Given task: Your job is to retype all of the data word for word, leaving every image out.

Given material:
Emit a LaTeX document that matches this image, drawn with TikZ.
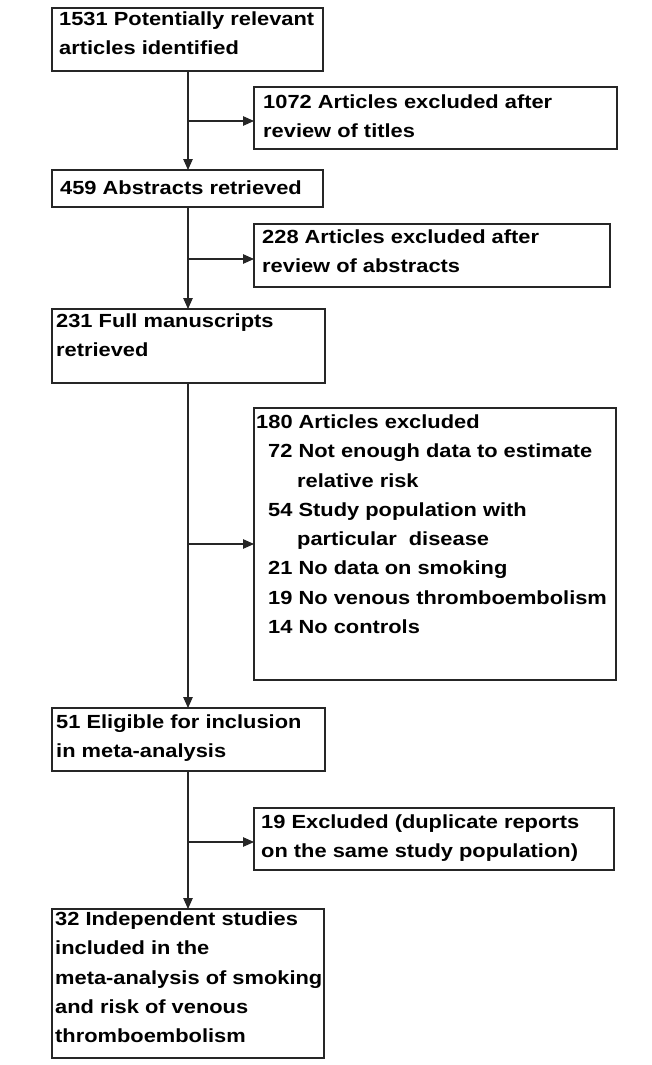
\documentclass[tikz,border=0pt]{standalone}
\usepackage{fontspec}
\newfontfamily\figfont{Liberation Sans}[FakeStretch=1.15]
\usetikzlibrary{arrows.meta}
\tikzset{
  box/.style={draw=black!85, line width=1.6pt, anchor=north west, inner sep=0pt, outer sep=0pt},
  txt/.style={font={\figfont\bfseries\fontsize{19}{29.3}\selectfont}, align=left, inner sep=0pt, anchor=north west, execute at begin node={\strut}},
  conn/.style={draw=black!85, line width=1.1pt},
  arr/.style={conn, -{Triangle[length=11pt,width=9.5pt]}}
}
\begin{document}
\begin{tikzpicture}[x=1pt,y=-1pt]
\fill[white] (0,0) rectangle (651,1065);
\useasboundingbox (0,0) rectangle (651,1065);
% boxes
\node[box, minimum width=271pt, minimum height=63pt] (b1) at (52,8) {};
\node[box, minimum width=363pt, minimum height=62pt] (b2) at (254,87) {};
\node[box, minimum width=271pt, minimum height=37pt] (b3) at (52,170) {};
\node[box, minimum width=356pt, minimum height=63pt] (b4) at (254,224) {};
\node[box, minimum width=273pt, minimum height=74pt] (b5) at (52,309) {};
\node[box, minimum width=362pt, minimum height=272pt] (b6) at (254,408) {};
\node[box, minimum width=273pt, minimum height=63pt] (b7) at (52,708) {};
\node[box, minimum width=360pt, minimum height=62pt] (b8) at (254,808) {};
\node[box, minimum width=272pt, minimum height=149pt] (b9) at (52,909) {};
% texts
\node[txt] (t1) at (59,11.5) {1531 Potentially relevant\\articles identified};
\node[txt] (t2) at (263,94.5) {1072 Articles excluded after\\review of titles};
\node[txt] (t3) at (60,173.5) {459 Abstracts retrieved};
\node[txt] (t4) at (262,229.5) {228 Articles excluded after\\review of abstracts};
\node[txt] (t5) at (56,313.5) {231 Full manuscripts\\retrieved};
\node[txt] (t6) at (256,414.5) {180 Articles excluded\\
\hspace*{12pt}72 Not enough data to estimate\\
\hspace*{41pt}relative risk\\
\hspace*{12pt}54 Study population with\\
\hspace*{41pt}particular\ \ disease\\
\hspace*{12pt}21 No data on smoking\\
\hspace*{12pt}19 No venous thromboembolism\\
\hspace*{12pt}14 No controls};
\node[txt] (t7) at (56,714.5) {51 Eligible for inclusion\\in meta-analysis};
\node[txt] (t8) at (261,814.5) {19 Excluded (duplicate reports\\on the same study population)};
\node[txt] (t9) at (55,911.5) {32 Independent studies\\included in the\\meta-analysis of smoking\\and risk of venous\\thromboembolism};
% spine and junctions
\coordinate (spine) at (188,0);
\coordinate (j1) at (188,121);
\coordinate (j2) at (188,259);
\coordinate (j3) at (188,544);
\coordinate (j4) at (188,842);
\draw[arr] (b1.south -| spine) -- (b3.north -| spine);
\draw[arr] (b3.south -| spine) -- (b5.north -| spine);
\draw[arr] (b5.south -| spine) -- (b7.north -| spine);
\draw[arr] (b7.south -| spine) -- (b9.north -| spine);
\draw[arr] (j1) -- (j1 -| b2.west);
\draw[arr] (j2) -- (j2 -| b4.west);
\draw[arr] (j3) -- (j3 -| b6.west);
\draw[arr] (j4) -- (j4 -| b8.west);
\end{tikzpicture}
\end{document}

Task result:
Emit a LaTeX document that matches this image, drawn with TikZ.
\documentclass[tikz,border=0pt]{standalone}
\usepackage{fontspec}
\newfontfamily\figfont{Liberation Sans}[FakeStretch=1.15]
\usetikzlibrary{arrows.meta}
\tikzset{
  box/.style={draw=black!85, line width=1.6pt, anchor=north west, inner sep=0pt, outer sep=0pt},
  txt/.style={font={\figfont\bfseries\fontsize{19}{29.3}\selectfont}, align=left, inner sep=0pt, anchor=north west, execute at begin node={\strut}},
  conn/.style={draw=black!85, line width=1.1pt},
  arr/.style={conn, -{Triangle[length=11pt,width=9.5pt]}}
}
\begin{document}
\begin{tikzpicture}[x=1pt,y=-1pt]
\fill[white] (0,0) rectangle (651,1065);
\useasboundingbox (0,0) rectangle (651,1065);
% boxes
\node[box, minimum width=271pt, minimum height=63pt] (b1) at (52,8) {};
\node[box, minimum width=363pt, minimum height=62pt] (b2) at (254,87) {};
\node[box, minimum width=271pt, minimum height=37pt] (b3) at (52,170) {};
\node[box, minimum width=356pt, minimum height=63pt] (b4) at (254,224) {};
\node[box, minimum width=273pt, minimum height=74pt] (b5) at (52,309) {};
\node[box, minimum width=362pt, minimum height=272pt] (b6) at (254,408) {};
\node[box, minimum width=273pt, minimum height=63pt] (b7) at (52,708) {};
\node[box, minimum width=360pt, minimum height=62pt] (b8) at (254,808) {};
\node[box, minimum width=272pt, minimum height=149pt] (b9) at (52,909) {};
% texts
\node[txt] (t1) at (59,11.5) {1531 Potentially relevant\\articles identified};
\node[txt] (t2) at (263,94.5) {1072 Articles excluded after\\review of titles};
\node[txt] (t3) at (60,173.5) {459 Abstracts retrieved};
\node[txt] (t4) at (262,229.5) {228 Articles excluded after\\review of abstracts};
\node[txt] (t5) at (56,313.5) {231 Full manuscripts\\retrieved};
\node[txt] (t6) at (256,414.5) {180 Articles excluded\\
\hspace*{12pt}72 Not enough data to estimate\\
\hspace*{41pt}relative risk\\
\hspace*{12pt}54 Study population with\\
\hspace*{41pt}particular\ \ disease\\
\hspace*{12pt}21 No data on smoking\\
\hspace*{12pt}19 No venous thromboembolism\\
\hspace*{12pt}14 No controls};
\node[txt] (t7) at (56,714.5) {51 Eligible for inclusion\\in meta-analysis};
\node[txt] (t8) at (261,814.5) {19 Excluded (duplicate reports\\on the same study population)};
\node[txt] (t9) at (55,911.5) {32 Independent studies\\included in the\\meta-analysis of smoking\\and risk of venous\\thromboembolism};
% spine and junctions
\coordinate (spine) at (188,0);
\coordinate (j1) at (188,121);
\coordinate (j2) at (188,259);
\coordinate (j3) at (188,544);
\coordinate (j4) at (188,842);
\draw[arr] (b1.south -| spine) -- (b3.north -| spine);
\draw[arr] (b3.south -| spine) -- (b5.north -| spine);
\draw[arr] (b5.south -| spine) -- (b7.north -| spine);
\draw[arr] (b7.south -| spine) -- (b9.north -| spine);
\draw[arr] (j1) -- (j1 -| b2.west);
\draw[arr] (j2) -- (j2 -| b4.west);
\draw[arr] (j3) -- (j3 -| b6.west);
\draw[arr] (j4) -- (j4 -| b8.west);
\end{tikzpicture}
\end{document}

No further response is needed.